Performance Across Models: Closed-source models, such as Claude 3.5 and GPT-4o, generally outperform open-source ones. However, large-scale open-source models show promise with appropriate scaling.
Challenge Areas: LLMs struggle with nested/hierarchical table structures, leading to notable performance drops. Models display difficulties in domain-specific reasoning and handling multilingual data, especially for non-English scenarios.
Figure 3: Performance of LLMs across table structures.
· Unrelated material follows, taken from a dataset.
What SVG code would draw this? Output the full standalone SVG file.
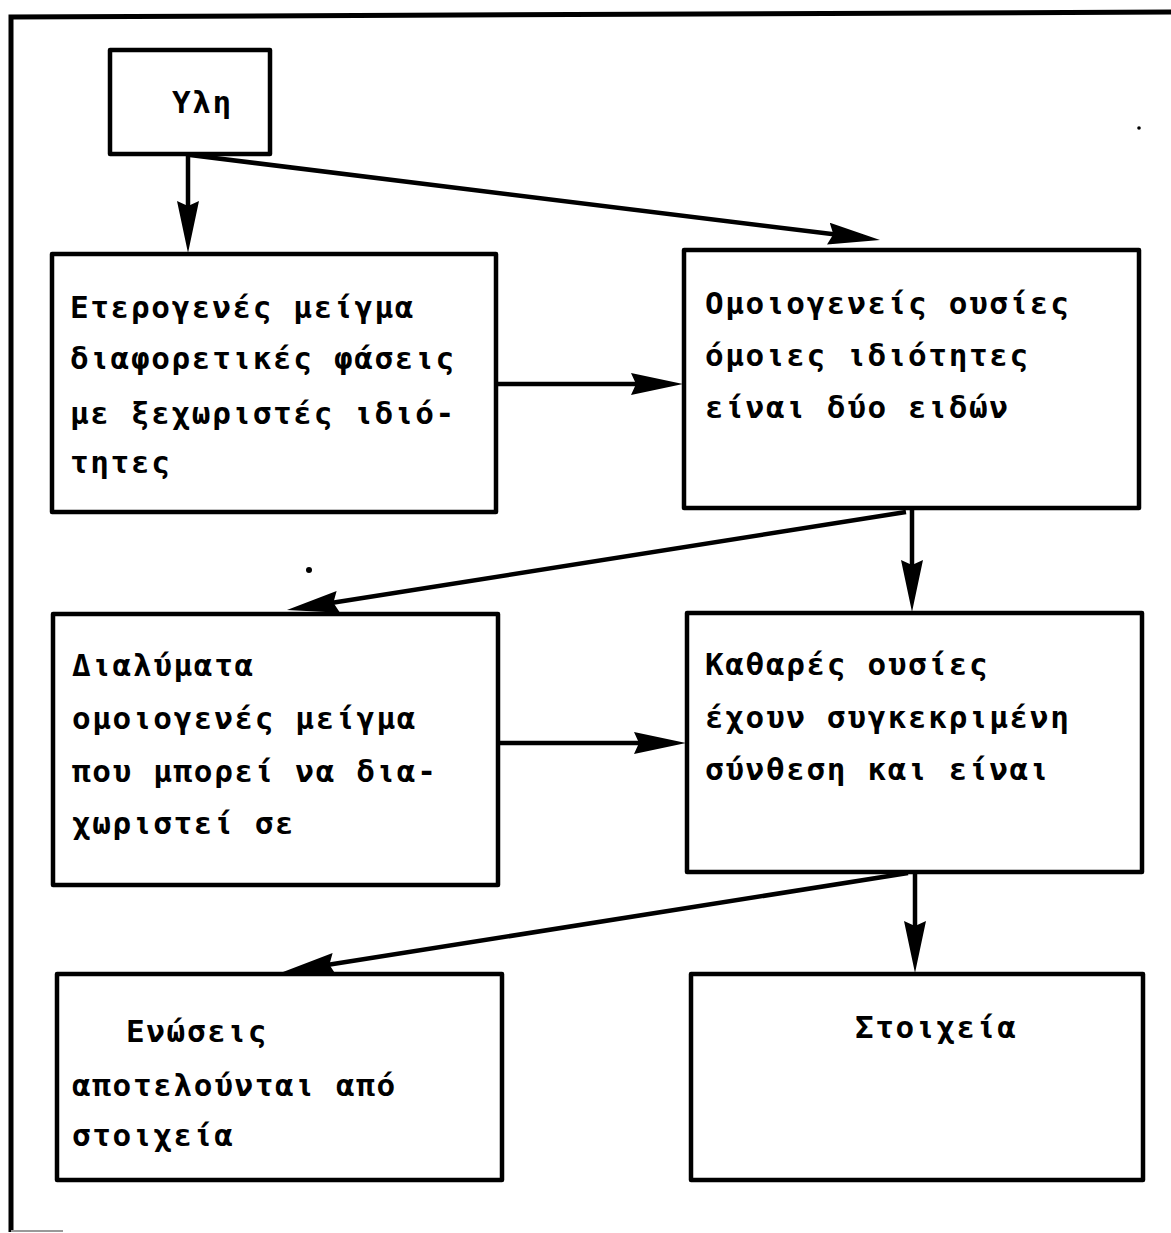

Implications and Future Directions

TableEval and SEAT highlight critical areas for further research in TableQA:

Structure-Aware Representations: Improving models' understanding of complex table structures can enhance performance.
Enhanced Multilingual Capability: Developing methods to improve cross-lingual generalization is necessary for broader applicability.
Domain Adaptation: Domain-specific fine-tuning or pretraining could bridge existing performance gaps.

Conclusion

TableEval advances the evaluation of LLMs by introducing diverse table structures, multilingual data, and realistic benchmarking conditions. While current models show potential, especially when scaled, significant challenges remain in understanding nested structures and reasoning across diverse domains and languages. SEAT provides a robust evaluation mechanism that aligns well with human judgment, particularly for complex QA tasks. This advancement in benchmarking promises to guide future improvements in LLM capabilities for TableQA.

Figure 4: Task distribution of our TableEval.

Through TableEval and SEAT, the research community is equipped with tools to explore innovative approaches in handling complex, real-world TableQA scenarios.